Monet padeció de cataratas durante largos años, hasta estar a punto de no ver casi nada más que imprecisos paisajes y flores que le desbordaban en su entorno. Tal como los veía, los plasmó para dejarnos atónitos sobre la capacidad de transformar la realidad en una visión soñadora y apasionada. Nadie ha igualado esa irreal realidad recogida en un lienzo. Al fin de sus días, una incipiente cirugía de cataratas le devolvió la visión de la realidad. Sobre este episodio se ha reflexionado mucho y, cuando he vuelto a visitar estos días la casa y jardines del pintor, bajo un sauce centenario he pensado en la dicotomía que hay entre la realidad y nuestra visión de la cosas, de la vida.

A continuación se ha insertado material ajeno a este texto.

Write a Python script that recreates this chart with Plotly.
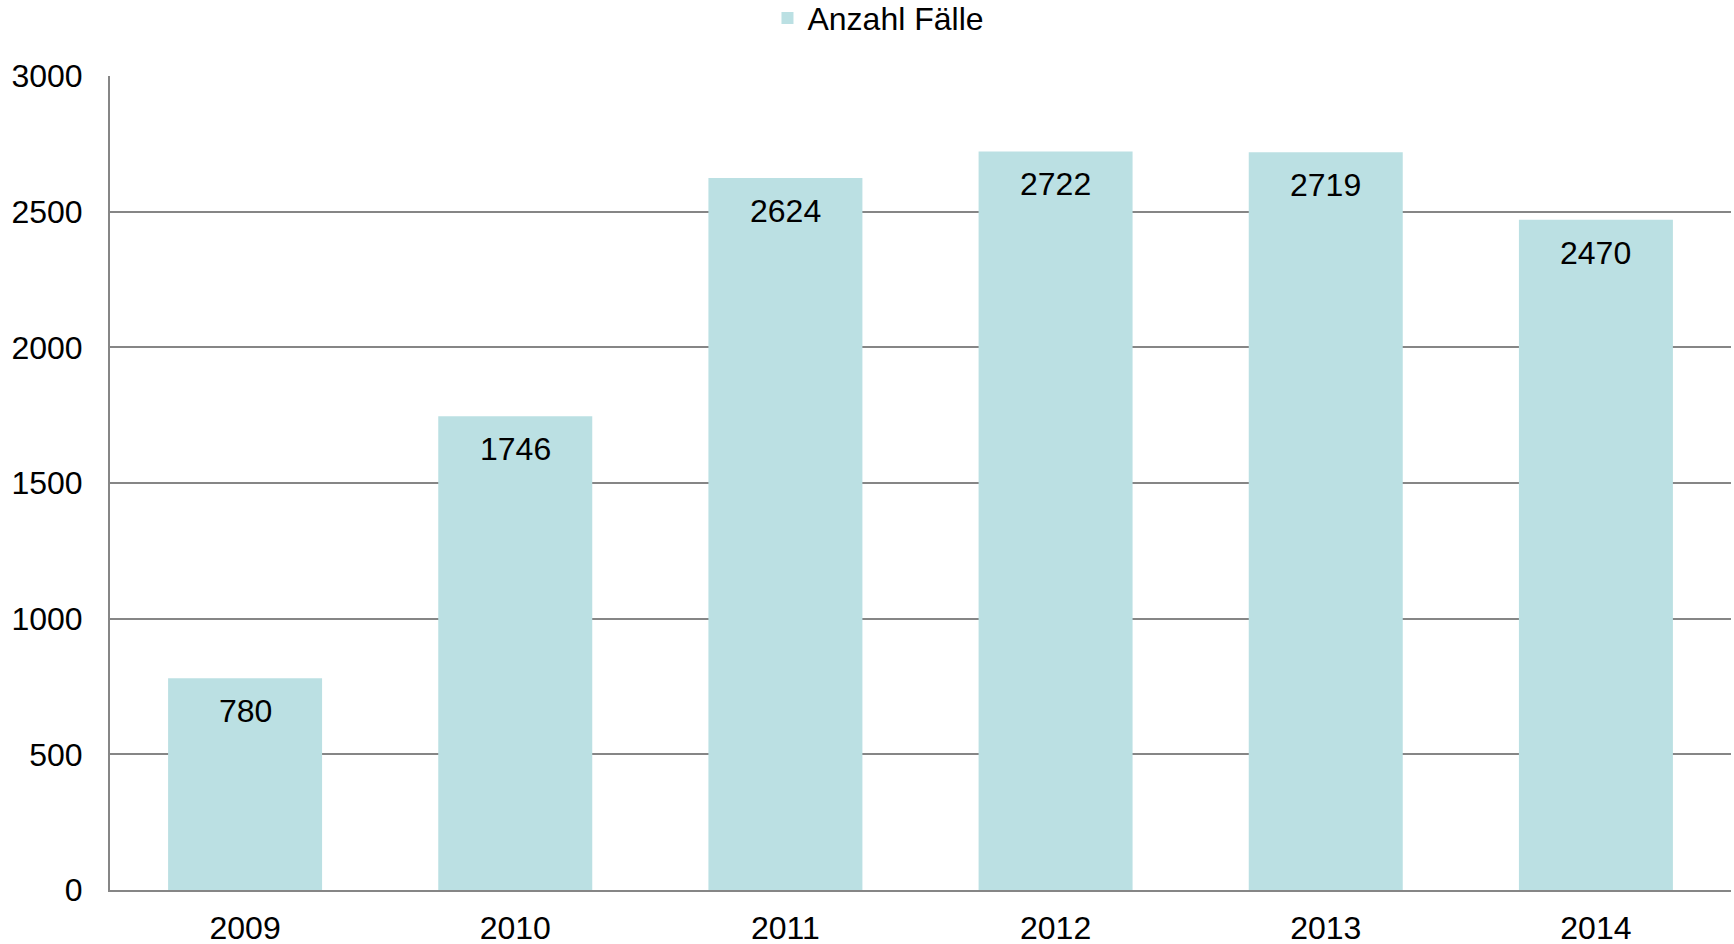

Dijo hace poco Joan Manuel Serrat que somos lo que creemos ser y también somos como nos ven los demás. Podríamos añadir que todo son aproximaciones. Algunos, cuanto más hurgamos menos sabemos cómo somos y el porqué de muchas cosas, ya que nos damos cuenta de que la vida nos ha creado unas cataratas que nos deforman la visión del entorno, una deformación que tal vez capte mejor la esencia de la vida misma y la mejor manera –la nuestra- que tengamos para disfrutarla. Monet, quizás, cuando recuperó la visión real de las cosas comenzó a añorar el mundo que le ofrecían sus cataratas.

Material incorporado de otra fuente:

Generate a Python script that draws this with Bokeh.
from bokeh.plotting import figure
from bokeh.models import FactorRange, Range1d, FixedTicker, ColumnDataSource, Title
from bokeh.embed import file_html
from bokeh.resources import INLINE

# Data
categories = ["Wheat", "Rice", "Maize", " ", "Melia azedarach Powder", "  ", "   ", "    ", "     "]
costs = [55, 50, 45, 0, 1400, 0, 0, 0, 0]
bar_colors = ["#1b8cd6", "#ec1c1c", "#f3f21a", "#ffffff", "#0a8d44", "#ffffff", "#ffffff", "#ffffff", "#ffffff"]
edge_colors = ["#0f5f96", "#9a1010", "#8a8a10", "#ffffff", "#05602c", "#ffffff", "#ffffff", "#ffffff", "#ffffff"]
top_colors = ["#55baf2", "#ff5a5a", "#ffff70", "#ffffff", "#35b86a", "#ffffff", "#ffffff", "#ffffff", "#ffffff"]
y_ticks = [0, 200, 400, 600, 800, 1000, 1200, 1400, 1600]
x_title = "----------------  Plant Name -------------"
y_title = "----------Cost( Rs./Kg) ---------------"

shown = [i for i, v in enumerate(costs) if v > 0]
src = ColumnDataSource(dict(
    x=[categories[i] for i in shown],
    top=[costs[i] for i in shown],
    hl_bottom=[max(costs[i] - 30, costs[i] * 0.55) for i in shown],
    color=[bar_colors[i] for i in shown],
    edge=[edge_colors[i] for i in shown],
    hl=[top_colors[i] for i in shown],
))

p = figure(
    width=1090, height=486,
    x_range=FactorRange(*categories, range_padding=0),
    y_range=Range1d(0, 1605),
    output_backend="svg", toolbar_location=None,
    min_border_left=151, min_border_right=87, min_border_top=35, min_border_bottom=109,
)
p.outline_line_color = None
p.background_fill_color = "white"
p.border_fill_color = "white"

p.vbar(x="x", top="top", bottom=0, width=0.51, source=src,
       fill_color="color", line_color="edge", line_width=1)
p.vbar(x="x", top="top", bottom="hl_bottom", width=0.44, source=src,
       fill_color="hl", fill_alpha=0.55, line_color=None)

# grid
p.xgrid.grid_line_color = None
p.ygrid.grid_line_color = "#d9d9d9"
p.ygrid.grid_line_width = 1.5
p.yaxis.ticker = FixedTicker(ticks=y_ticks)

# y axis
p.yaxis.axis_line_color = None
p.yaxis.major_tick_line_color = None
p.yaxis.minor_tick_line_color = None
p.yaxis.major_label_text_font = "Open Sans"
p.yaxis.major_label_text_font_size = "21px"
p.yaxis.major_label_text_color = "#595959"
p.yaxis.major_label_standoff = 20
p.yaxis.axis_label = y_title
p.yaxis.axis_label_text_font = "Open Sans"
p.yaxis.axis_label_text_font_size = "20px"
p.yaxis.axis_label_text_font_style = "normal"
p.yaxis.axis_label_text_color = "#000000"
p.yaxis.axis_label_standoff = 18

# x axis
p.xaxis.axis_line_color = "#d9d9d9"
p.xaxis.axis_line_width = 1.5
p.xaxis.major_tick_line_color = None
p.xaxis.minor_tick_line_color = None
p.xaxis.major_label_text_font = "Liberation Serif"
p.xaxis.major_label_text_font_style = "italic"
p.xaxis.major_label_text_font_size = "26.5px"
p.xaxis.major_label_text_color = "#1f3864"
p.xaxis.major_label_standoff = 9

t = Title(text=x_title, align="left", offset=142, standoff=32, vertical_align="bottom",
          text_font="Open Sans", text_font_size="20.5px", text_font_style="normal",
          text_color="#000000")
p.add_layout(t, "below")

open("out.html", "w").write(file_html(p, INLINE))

Es cierto que la vida tiene ramalazos de crudeza, de injusticia y de insostenibles circunstancias, hasta el punto de hacernos pensar –no sin cierta razón– que en su esencia tiene una buena dosis de absurda, excepto para los creyentes en el más allá, que tienen el consuelo de paraísos mejores que nuestra terrenalidad. Por eso, hacer nuestro particular nido en donde acomodarnos y defendernos del acoso de la vida, es decir aprender a vivir con nuestras particulares cataratas que nos libran de la imperfección que nos rodea, incluso de nuestras propias imperfecciones, es todo un bálsamo. Sin él, sería fácil caer en las desesperaciones de Cioran, tan inquietantes como los abismos que hay a nuestros pies cuando tratamos de llegar al final de las consecuencias de lo que creemos que es la vida.

El goce de los jardines de Monet, la envidia sana (hasta el presidente Clemenceau lo envidiaba y lo visitaba amicalmente con frecuencia) de la contemplación de sus millones de singulares flores y las leves reflexiones bajo sus árboles vetustos nos convierten en soñadores. No es malo ser soñador mientras se es consciente de ser así y se comprensa con pragmatismo. Pero unas buenas dosis de estas impresiones producidas por las sensaciones de Monet y su universo, ayudan a recargar las baterías que nos mueven en el día a día de las irreales realidades.

Si a los amantes, en Casablanca, siempre les quedaba un rincón a donde volver con el espíritu, a los que visitamos Giverny siempre nos quedará la tentación de evocar y volver a gozar de un paisaje que, como la vida misma, muchas veces hay que saber ver con la acertada visión de unas buenas cataratas. Que me perdone mi oculista por la metáfora de cuanto digo.

El tren TGV, suave como una pluma, me ha devuelto a tierras catalanas. Los baños de realidad, o de lo que creemos que es la realidad, también son buenos además de necesarios.